When Feryal Abbasi-Ghnaim left oppression in her native Palestine for a life of freedom in a new country, she wanted to take a piece of her culture with her. So she took her traditional embroidery skills and taught them to the next two generations, including her daughters and grandchildren.
Kelly Church of the Anishinaabe Gun Lake Band also wanted to preserve an endangered tradition: making baskets from the bark of the Black Ash tree, which is under attack by the Emerald Ash borer, a pest that destroys the trees and renders them useless for the time honored craft.
The two women, along with seven other musical acts, artists and craftspeople, made up the National Endowment for the Arts’ 2018 class of National Heritage Fellows, who were honored during a Sept. 26 ceremony at the Library of Congress’ Coolidge Auditorium. A concert featuring the honorees was held two days later at Shakespeare Theatre Company’s Sidney Harman Hall in Northwest.
Others shared the annual recognition this year range from musicians to quilters and beyond.
Quilter Marion Coleman came to the art late in life, although she was the granddaughter of a quilter.
”My grandmother taught me to quilt as a youngster, and I am from a family of quilters, but I really didn’t start to quilt until about 30 years ago,” Coleman said. “When African fabrics became available on the American market, I just loved the color and vibrancy. So I began by making traditional patchwork quilts.”
The California resident didn’t stay with the traditional quilting long before she segued into her own unique style of “narrative quilts.” Her work looks less like a quilt than a painting, but they tell stories in more direct ways than the encoded language of traditional African-American quilts.
”My mother turned 70, and I had seen what they call ‘memory quilts’ and I started to do that,” Coleman said. “Memory quilts are when I took old family photos and scanned them and told the stories through photographs and whatever I knew about my mother.
“That got me going and the next thing I did to move my quilting forward was to answer the call from the American Quilting Society to make quilts about the Lewis and Clark expedition,” she said. “I knew that York, an African American, was on that expedition. So I made a quilt and submitted it to a jury. It was selected, and that opened in a show in Nashville. Thereafter, I continued to hone my craft.”

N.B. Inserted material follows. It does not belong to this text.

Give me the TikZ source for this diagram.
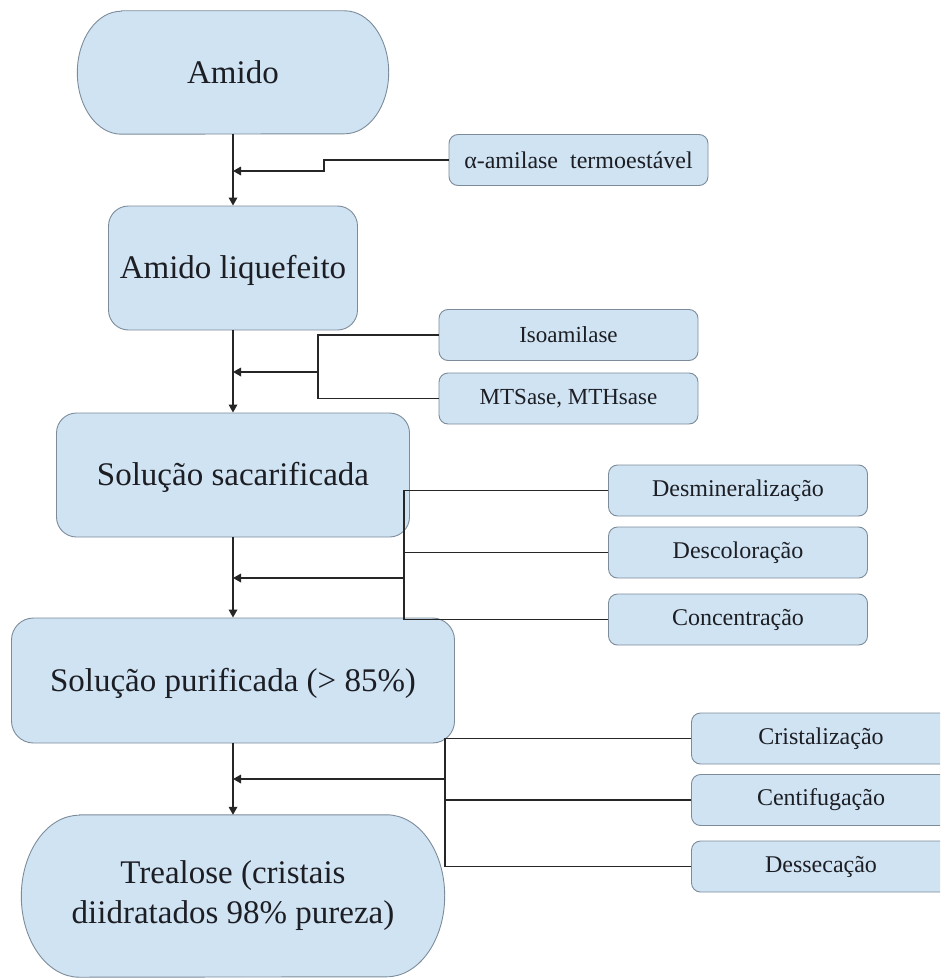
\documentclass[tikz,border=0pt]{standalone}
\usepackage{fontspec}
\setmainfont{Liberation Serif}
\usetikzlibrary{arrows.meta,backgrounds,calc}
\definecolor{boxfill}{RGB}{208,227,243}
\definecolor{boxline}{RGB}{125,140,155}
\definecolor{txt}{RGB}{28,30,36}
\tikzset{
  mainbox/.style={draw=boxline, fill=boxfill, rounded corners=20pt, line width=0.9pt, text=txt,
    font=\fontsize{33}{40}\selectfont, align=center, inner sep=0pt, text depth=2pt},
  termtext/.style={text=txt, font=\fontsize{33}{40}\selectfont, align=center, inner sep=0pt},
  termshape/.style={draw=boxline, fill=boxfill, line width=0.9pt},
  sidebox/.style={draw=boxline, fill=boxfill, rounded corners=9pt, line width=0.9pt, text=txt,
    font=\fontsize{24}{28}\selectfont, minimum width=259pt, minimum height=51pt, inner sep=0pt},
  conn/.style={line width=1.7pt, draw=black!85},
  arr/.style={conn, -{Triangle[length=8pt,width=8.5pt]}}
}
\begin{document}
\begin{tikzpicture}[x=1pt,y=-1pt]
\useasboundingbox (0,0) rectangle (940,979);
\clip (0,0) rectangle (940,979);

% main flow
\node[termtext, minimum width=311pt, minimum height=123pt] (amido) at (233,72.5) {Amido};
\node[mainbox, minimum width=249pt, minimum height=124pt] (liq) at (233,268) {Amido liquefeito};
\node[mainbox, minimum width=353pt, minimum height=124pt] (sac) at (233,475) {Solução sacarificada};
\node[mainbox, minimum width=443pt, minimum height=125pt, rounded corners=22pt] (pur) at (233,680.5) {Solução purificada (> 85\%)};
\node[termtext, minimum width=423pt, minimum height=162pt] (tre) at (233,896) {Trealose (cristais\\diidratados 98\% pureza)};

% side boxes
\node[sidebox] (alfa) at (578.5,160) {α-amilase\ \ termoestável};
\node[sidebox, font=\fontsize{23}{27}\selectfont] (iso) at (568.5,335) {Isoamilase};
\node[sidebox, font=\fontsize{23}{27}\selectfont] (mts) at (568.5,398.5) {MTSase, MTHsase};
\node[sidebox] (desm) at (738,490.5) {Desmineralização};
\node[sidebox] (desc) at (738,552.5) {Descoloração};
\node[sidebox] (conc) at (738,619.5) {Concentração};
\node[sidebox] (crist) at (821,738.5) {Cristalização};
\node[sidebox] (cent) at (821,800) {Centifugação};
\node[sidebox] (dess) at (821,866.5) {Dessecação};

% terminator outlines (behind their texts)
\begin{scope}[on background layer]
\fill[white] (0,0) rectangle (940,979);
\draw[termshape] ($(amido.north west)+(44,0)$) -- ($(amido.north east)+(-44,0)$)
  arc[start angle=90,end angle=-90,x radius=44pt,y radius=61.5pt]
  -- ($(amido.south west)+(44,0)$)
  arc[start angle=270,end angle=90,x radius=44pt,y radius=61.5pt] -- cycle;
\draw[termshape] ($(tre.north west)+(58,0)$) -- ($(tre.north east)+(-58,0)$)
  arc[start angle=90,end angle=-90,x radius=58pt,y radius=81pt]
  -- ($(tre.south west)+(58,0)$)
  arc[start angle=270,end angle=90,x radius=58pt,y radius=81pt] -- cycle;
\end{scope}

% junction coordinates
\coordinate (k1) at (324,160);
\coordinate (k2) at (324,171);
\coordinate (a1) at (233,171);
\coordinate (b1) at (318,372);
\coordinate (a2) at (233,372);
\coordinate (b2) at (404,578);
\coordinate (a3) at (233,578);
\coordinate (b3) at (445,779);
\coordinate (a4) at (233,779);

% main arrows
\draw[arr] (amido.south) -- (liq.north);
\draw[arr] (liq.south) -- (sac.north);
\draw[arr] (sac.south) -- (pur.north);
\draw[arr] (pur.south) -- (tre.north);

% alpha-amylase
\draw[arr] (alfa.west) -- (k1) -- (k2) -- (a1);

% isoamilase / MTSase
\draw[conn] (iso.west) -| (b1) |- (mts.west);
\draw[arr] (b1) -- (a2);

% purification
\draw[conn] (desm.west) -| (b2);
\draw[conn] (desc.west) -- (desc.west -| b2);
\draw[conn] (conc.west) -| (b2);
\draw[arr] (b2) -- (a3);

% crystallisation
\draw[conn] (crist.west) -| (b3);
\draw[conn] (cent.west) -- (cent.west -| b3);
\draw[conn] (dess.west) -| (b3);
\draw[arr] (b3) -- (a4);
\end{tikzpicture}
\end{document}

Coleman also engages her Bay Area community in quilt-making, drawing on the historical social setting of the quilting bee, but with the underprivileged members of the community who may not have had exposure to or the materials for quilting.

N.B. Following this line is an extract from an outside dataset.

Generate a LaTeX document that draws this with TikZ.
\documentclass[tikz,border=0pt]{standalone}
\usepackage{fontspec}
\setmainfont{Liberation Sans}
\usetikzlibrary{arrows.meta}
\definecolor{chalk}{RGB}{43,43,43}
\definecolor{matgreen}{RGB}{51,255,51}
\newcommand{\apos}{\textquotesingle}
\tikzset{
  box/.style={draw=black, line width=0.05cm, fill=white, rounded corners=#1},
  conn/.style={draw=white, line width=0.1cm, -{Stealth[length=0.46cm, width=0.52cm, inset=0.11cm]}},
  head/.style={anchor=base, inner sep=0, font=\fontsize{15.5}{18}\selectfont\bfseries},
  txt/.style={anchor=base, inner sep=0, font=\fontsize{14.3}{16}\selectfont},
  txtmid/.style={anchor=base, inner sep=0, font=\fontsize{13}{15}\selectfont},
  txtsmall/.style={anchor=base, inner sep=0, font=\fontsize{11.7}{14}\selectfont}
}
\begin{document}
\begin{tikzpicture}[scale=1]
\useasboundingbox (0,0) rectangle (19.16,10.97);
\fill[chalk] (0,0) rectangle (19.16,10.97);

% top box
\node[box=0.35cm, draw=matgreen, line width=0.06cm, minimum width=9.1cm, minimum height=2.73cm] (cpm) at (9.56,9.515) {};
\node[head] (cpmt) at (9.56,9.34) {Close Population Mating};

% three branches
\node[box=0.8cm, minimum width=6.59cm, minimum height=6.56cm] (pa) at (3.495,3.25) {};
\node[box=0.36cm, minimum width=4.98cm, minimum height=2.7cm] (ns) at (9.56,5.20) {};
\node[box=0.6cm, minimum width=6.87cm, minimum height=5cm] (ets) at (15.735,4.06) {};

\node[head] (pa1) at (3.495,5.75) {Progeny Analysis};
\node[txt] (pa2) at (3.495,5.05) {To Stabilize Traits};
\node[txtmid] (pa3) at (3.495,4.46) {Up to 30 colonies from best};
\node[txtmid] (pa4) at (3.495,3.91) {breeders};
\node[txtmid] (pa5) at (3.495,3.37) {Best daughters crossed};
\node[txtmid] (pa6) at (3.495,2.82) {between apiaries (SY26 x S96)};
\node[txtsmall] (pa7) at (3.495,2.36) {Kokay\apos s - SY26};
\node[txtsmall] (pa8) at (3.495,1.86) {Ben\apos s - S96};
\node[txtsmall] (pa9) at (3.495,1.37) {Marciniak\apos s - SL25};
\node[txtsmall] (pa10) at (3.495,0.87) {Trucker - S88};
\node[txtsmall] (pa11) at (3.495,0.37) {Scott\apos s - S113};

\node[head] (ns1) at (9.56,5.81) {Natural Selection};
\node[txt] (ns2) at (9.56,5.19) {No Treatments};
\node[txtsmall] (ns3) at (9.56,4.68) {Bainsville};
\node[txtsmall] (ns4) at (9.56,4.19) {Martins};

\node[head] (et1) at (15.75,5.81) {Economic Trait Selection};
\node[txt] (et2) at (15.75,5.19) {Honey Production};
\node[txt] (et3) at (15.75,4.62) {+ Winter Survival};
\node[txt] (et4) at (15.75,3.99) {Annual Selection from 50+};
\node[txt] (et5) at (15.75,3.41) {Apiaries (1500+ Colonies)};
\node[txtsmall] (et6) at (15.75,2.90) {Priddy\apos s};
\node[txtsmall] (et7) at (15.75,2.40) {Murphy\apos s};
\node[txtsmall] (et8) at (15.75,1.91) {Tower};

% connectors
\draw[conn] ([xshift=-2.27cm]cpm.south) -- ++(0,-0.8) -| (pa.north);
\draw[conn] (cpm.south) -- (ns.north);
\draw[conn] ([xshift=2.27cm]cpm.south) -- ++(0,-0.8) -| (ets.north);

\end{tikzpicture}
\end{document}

”We let people take the fabric and use it, appreciate it, and hopefully in the future, take it further,” she said.
R&B guitarist Barbara Lynn’s story took another trajectory, as her work was known more than her name. Hailing from Beaumont, Texas, Lynn played with the R&B greats before her name was well known. But her music, including the 1962 hit song “If You Lose Me You’ll Lose a Good Thing,” went to number one on the R&B charts (#8 on the pop charts), was on the lips of Americans around the country.

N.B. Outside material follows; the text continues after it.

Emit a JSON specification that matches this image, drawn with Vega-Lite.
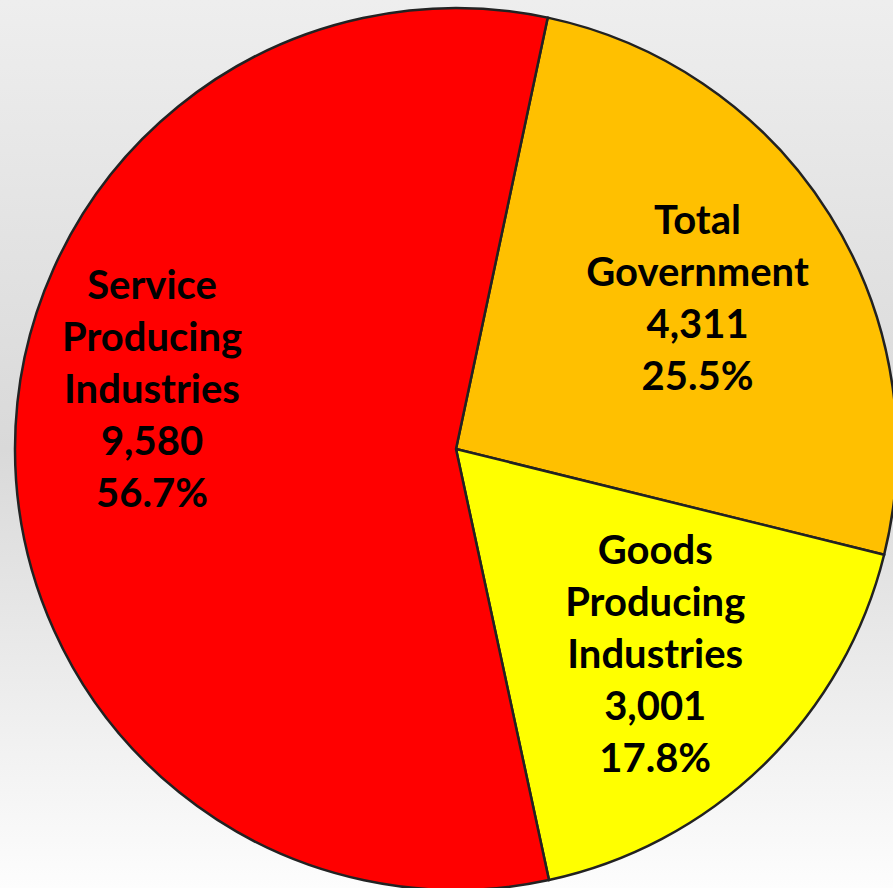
{
  "$schema": "https://vega.github.io/schema/vega-lite/v6.json",
  "width": 912,
  "height": 898,
  "autosize": "none",
  "padding": {"left": 0, "top": 0, "right": -19, "bottom": -10},
  "background": "#e6e6e6",
  "view": {
    "stroke": null,
    "fill": {"gradient": "linear", "x1": 0, "y1": 0, "x2": 0, "y2": 1, "stops": [{"offset": 0, "color": "#eeeeee"}, {"offset": 0.5, "color": "#d9d9d9"}, {"offset": 0.99, "color": "#fdfdfd"}, {"offset": 1, "color": "#fdfdfd"}]}
  },
  "data": {
    "values": [
      {"category": "Total Government", "value": 4311, "order": 1, "label": "Total\nGovernment\n4,311\n25.5%"},
      {"category": "Goods Producing Industries", "value": 3001, "order": 2, "label": "Goods\nProducing\nIndustries\n3,001\n17.8%"},
      {"category": "Service Producing Industries", "value": 9580, "order": 3, "label": "Service\nProducing\nIndustries\n9,580\n56.7%"}
    ]
  },
  "encoding": {
    "theta": {"field": "value", "type": "quantitative", "stack": true, "scale": {"range": [0.2094, 6.4926]}},
    "order": {"field": "order", "type": "quantitative"}
  },
  "layer": [
    {
      "mark": {"type": "arc", "outerRadius": 441, "stroke": "#222222", "strokeWidth": 2.5},
      "encoding": {
        "color": {
          "field": "category",
          "type": "nominal",
          "scale": {"domain": ["Total Government", "Goods Producing Industries", "Service Producing Industries"], "range": ["#FFC000", "#FFFF00", "#FF0000"]},
          "legend": null
        }
      }
    },
    {
      "mark": {"type": "text", "radius": 285, "dy": -76, "font": "Lato", "fontSize": 40, "fontWeight": "bold", "lineBreak": "\n", "lineHeight": 52, "color": "#000000", "baseline": "middle", "align": "center"},
      "encoding": {
        "text": {"field": "label", "type": "nominal"},
        "opacity": {"condition": {"test": "datum.category === 'Total Government'", "value": 1}, "value": 0}
      }
    },
    {
      "mark": {"type": "text", "radius": 286, "dy": -102, "font": "Lato", "fontSize": 40, "fontWeight": "bold", "lineBreak": "\n", "lineHeight": 52, "color": "#000000", "baseline": "middle", "align": "center"},
      "encoding": {
        "text": {"field": "label", "type": "nominal"},
        "opacity": {"condition": {"test": "datum.category === 'Goods Producing Industries'", "value": 1}, "value": 0}
      }
    },
    {
      "mark": {"type": "text", "radius": 304, "dy": -162, "font": "Lato", "fontSize": 40, "fontWeight": "bold", "lineBreak": "\n", "lineHeight": 52, "color": "#000000", "baseline": "middle", "align": "center"},
      "encoding": {
        "text": {"field": "label", "type": "nominal"},
        "opacity": {"condition": {"test": "datum.category === 'Service Producing Industries'", "value": 1}, "value": 0}
      }
    }
  ]
}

Known as “The Empress of Gulf Coast Soul,” Lynn traveled the nation backing up big names such as Smokey Robinson, Jackie Wilson and Ike and Tina Turner. She was recognized by the NEA for her musical talents as well as her writing skills.
”I’ve been singing since I was a very young girl,” Lynn said. “I am a singer, a songwriter and a left-handed guitarist. I started writing songs from an early age. I would write the words then set them to music.”
She started her career writing and performing her songs, but she made a name for herself in her small community of Beaumont when the great R&B acts would come to town. Once they heard her play, she was added to the tour and for decades backed singers such as Marvin Gaye and Patti LaBelle.
”I’ve written quite a few songs, quite a few,” Lynn said. “I would say I have written at least 30 well-known R&B songs. In fact, I covered some Elvis Presley, who influenced me. I even started a girls’ group called Bobbi Lynn and her Idols.”
Also included in the 2018 National Heritage Fellows were costume maker Manuel Cuevas, who started out sewing prom dresses and later dressed music greats such as Johnny Cash and Dolly Parton.
Ofelia Esparza brought her mother’s tradition of altar-making for the Mexican holiday of Dias de las Muertos (Day of the Dead) from Mexico when she relocated to Los Angeles. Like the other honorees, she put her own signature on the altars, which are a familiar site in Southern California, and also brought her children into the craft.
Appalachian fiddler Eddie Bond, Franco-American musicians Don and Cindy Roy, and traditional music and dance advocate Ethel Raim rounded out the honorees.
Raim also received the Bess Lomax Hawes NEA National Heritage Fellowship for her contribution to the preservation and awareness of cultural heritage.